→ **AVAILABLE RECORDS**
--------------------------------

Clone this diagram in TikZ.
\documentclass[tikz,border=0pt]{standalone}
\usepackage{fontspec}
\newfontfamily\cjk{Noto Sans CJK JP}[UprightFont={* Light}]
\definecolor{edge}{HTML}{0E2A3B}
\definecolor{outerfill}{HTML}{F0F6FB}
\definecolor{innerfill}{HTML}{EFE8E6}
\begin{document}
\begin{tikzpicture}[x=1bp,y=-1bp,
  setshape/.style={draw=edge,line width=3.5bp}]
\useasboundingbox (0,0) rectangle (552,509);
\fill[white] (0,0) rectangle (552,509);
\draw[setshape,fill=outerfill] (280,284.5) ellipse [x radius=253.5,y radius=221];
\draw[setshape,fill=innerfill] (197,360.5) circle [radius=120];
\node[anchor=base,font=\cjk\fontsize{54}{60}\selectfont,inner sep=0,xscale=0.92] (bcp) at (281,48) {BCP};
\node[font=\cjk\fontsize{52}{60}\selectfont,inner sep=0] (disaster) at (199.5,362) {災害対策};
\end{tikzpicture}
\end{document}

--------------------------------

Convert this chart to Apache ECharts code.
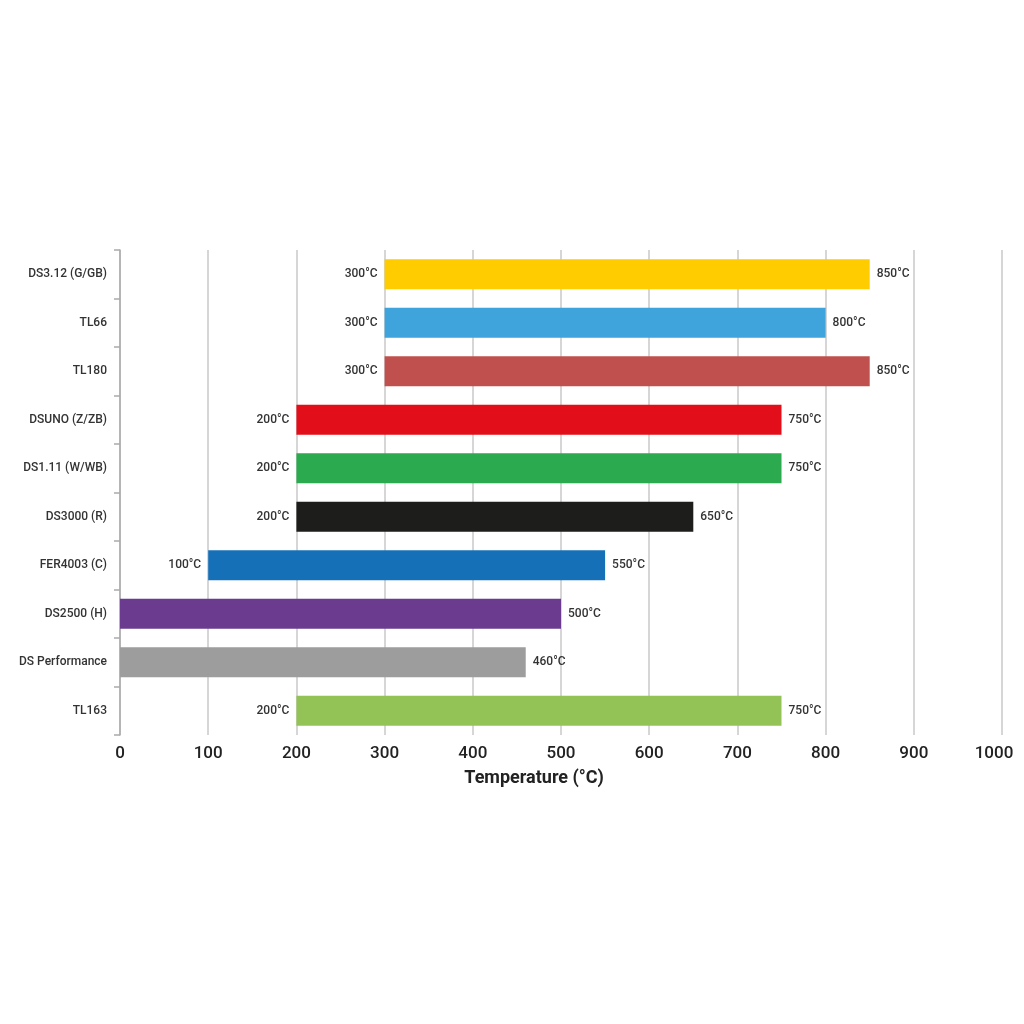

--------------------------------

→ **EXERCISE PROMPT**
Where a line above holds the string "this", show that line.

→ **FINAL RESULT**
Clone this diagram in TikZ.
Convert this chart to Apache ECharts code.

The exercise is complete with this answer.